**Exercise**. Take the lines beginning with the one that contains "Output the Python" and ending with the one that contains "hours = list(range(0, 32))", and set them down exactly. Omit all pictures.

**Supplied data**.

>> BEGIN

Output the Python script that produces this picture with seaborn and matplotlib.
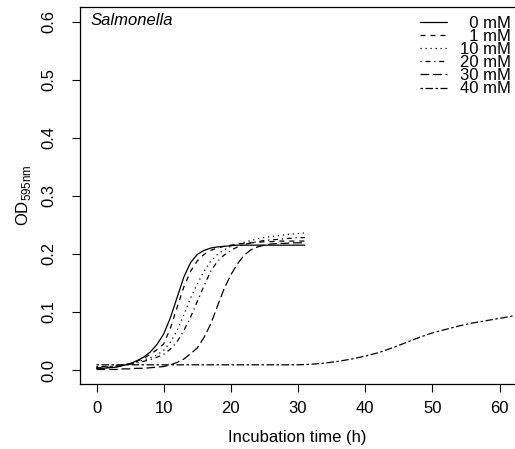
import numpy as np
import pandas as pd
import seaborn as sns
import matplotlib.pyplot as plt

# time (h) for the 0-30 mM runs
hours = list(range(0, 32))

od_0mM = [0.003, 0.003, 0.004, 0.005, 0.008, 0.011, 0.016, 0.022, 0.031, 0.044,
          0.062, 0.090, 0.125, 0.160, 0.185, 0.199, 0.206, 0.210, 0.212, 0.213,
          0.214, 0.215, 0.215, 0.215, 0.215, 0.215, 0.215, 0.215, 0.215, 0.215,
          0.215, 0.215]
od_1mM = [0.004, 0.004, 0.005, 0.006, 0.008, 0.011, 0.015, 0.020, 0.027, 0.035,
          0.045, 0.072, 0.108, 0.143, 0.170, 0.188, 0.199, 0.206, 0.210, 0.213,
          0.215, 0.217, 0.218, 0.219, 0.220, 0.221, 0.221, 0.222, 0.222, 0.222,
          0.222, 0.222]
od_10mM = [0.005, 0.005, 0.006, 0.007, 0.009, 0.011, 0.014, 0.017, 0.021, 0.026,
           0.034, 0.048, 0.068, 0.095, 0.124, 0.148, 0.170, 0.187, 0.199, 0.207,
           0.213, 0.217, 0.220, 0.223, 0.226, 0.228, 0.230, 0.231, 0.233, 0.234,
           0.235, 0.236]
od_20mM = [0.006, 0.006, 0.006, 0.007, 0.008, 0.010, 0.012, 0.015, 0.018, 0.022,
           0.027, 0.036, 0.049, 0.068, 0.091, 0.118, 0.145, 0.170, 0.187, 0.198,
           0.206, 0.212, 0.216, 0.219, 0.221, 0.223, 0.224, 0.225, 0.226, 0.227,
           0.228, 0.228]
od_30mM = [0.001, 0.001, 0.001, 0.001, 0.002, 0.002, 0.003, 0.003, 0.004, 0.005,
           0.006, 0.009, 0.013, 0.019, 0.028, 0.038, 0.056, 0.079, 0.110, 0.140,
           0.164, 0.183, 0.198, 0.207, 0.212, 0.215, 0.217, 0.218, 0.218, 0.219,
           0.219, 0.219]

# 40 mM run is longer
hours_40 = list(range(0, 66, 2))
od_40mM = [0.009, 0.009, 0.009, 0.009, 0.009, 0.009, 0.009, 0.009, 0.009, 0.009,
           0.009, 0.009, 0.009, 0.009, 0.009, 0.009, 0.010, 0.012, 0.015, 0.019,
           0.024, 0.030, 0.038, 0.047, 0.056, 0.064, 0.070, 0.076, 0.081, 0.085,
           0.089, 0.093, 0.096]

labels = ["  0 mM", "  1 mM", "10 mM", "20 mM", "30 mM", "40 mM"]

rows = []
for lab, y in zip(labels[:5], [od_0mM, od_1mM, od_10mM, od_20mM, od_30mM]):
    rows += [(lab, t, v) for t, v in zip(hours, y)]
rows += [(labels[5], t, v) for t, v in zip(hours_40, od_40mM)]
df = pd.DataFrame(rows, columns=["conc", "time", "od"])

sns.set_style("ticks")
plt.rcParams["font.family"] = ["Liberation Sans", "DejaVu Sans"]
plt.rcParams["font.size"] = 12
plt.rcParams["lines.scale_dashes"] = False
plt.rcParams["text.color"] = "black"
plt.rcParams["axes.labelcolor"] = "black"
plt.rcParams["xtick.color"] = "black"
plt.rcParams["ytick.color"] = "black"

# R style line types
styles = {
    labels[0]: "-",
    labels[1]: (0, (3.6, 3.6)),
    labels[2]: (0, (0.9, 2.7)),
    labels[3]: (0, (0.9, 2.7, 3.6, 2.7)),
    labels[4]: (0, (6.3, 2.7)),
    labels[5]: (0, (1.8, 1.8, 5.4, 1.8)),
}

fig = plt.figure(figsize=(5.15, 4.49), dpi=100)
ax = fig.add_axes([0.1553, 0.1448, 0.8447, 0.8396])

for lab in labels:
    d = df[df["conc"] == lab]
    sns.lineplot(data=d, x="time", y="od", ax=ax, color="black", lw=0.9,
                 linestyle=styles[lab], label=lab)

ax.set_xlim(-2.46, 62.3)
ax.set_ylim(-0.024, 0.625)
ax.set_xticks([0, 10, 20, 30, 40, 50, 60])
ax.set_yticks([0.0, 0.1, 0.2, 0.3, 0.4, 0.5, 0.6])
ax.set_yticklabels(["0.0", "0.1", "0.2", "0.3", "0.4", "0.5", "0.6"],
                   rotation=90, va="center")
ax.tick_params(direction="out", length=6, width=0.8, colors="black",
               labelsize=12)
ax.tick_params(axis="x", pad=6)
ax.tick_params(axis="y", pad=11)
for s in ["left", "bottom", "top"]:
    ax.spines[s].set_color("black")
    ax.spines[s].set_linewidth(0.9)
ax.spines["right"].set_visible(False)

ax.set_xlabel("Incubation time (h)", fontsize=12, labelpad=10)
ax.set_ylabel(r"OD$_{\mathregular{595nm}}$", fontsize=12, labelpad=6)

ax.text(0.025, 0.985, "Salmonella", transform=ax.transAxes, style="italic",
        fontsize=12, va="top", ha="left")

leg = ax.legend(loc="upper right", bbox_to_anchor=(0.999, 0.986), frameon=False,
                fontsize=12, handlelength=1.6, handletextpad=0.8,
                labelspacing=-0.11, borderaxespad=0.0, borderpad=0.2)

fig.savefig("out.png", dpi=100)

>> END
>> BEGIN

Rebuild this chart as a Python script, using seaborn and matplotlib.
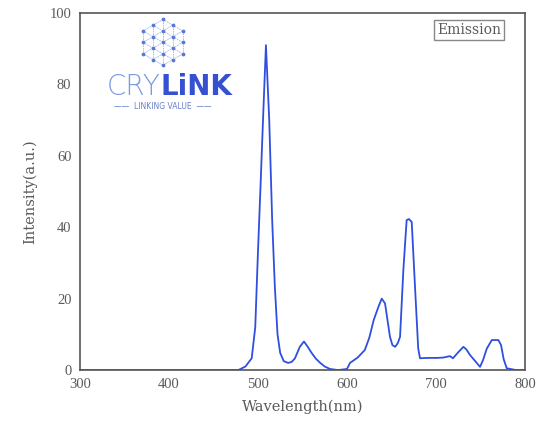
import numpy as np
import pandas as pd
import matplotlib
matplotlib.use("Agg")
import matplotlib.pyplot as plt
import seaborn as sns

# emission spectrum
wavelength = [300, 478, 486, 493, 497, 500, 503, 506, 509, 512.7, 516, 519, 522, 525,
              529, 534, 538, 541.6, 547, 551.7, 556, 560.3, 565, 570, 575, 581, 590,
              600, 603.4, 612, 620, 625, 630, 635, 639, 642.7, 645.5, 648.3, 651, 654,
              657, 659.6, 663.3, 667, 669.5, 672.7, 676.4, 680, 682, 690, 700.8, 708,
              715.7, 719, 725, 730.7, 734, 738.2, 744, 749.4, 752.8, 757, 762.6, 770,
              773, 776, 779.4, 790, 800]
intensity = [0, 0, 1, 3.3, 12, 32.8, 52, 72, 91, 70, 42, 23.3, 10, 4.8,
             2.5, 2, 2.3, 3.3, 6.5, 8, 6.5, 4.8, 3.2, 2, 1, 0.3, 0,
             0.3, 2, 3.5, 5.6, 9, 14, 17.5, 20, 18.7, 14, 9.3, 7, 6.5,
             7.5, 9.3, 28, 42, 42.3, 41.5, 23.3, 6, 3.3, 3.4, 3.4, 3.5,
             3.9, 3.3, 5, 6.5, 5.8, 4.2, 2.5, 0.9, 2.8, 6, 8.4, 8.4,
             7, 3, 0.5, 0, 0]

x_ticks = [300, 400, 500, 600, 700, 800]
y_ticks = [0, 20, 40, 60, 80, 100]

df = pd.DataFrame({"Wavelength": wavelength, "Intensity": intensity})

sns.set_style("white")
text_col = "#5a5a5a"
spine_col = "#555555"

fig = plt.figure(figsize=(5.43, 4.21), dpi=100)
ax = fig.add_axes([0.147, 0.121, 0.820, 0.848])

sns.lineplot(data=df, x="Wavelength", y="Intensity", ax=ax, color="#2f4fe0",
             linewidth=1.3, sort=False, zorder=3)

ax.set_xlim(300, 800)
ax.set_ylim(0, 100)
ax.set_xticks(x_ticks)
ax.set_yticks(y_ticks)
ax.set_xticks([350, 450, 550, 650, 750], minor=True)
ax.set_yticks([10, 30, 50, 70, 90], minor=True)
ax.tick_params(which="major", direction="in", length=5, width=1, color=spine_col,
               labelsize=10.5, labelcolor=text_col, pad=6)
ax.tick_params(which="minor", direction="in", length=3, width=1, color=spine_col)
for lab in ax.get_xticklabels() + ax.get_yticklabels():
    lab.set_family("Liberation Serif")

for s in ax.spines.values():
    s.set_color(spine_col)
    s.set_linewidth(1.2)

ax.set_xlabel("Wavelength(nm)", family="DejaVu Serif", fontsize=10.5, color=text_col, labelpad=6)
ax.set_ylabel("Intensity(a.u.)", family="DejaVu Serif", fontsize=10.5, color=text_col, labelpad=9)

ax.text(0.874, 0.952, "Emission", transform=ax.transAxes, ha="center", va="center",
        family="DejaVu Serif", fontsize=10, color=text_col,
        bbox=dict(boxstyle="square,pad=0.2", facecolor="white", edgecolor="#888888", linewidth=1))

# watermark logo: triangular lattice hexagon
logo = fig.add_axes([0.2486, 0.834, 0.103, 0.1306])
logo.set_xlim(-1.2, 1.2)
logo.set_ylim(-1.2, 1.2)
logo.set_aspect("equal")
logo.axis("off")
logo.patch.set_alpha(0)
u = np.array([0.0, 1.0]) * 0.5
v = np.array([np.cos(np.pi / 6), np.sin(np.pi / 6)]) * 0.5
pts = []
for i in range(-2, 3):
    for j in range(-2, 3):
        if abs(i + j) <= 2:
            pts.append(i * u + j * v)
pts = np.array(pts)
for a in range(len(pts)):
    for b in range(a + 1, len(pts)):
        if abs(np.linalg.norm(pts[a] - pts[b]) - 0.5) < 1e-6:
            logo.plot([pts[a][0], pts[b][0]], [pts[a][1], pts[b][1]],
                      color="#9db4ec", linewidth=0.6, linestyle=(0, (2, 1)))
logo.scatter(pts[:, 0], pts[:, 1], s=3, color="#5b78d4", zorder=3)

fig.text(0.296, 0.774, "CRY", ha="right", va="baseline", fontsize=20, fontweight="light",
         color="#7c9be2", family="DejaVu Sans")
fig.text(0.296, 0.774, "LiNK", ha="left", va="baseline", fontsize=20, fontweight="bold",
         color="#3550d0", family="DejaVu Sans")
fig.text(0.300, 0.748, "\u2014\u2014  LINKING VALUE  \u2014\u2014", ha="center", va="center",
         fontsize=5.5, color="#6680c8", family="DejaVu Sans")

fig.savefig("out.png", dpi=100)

>> END

**Worked solution**.
Output the Python script that produces this picture with seaborn and matplotlib.
import numpy as np
import pandas as pd
import seaborn as sns
import matplotlib.pyplot as plt

# time (h) for the 0-30 mM runs
hours = list(range(0, 32))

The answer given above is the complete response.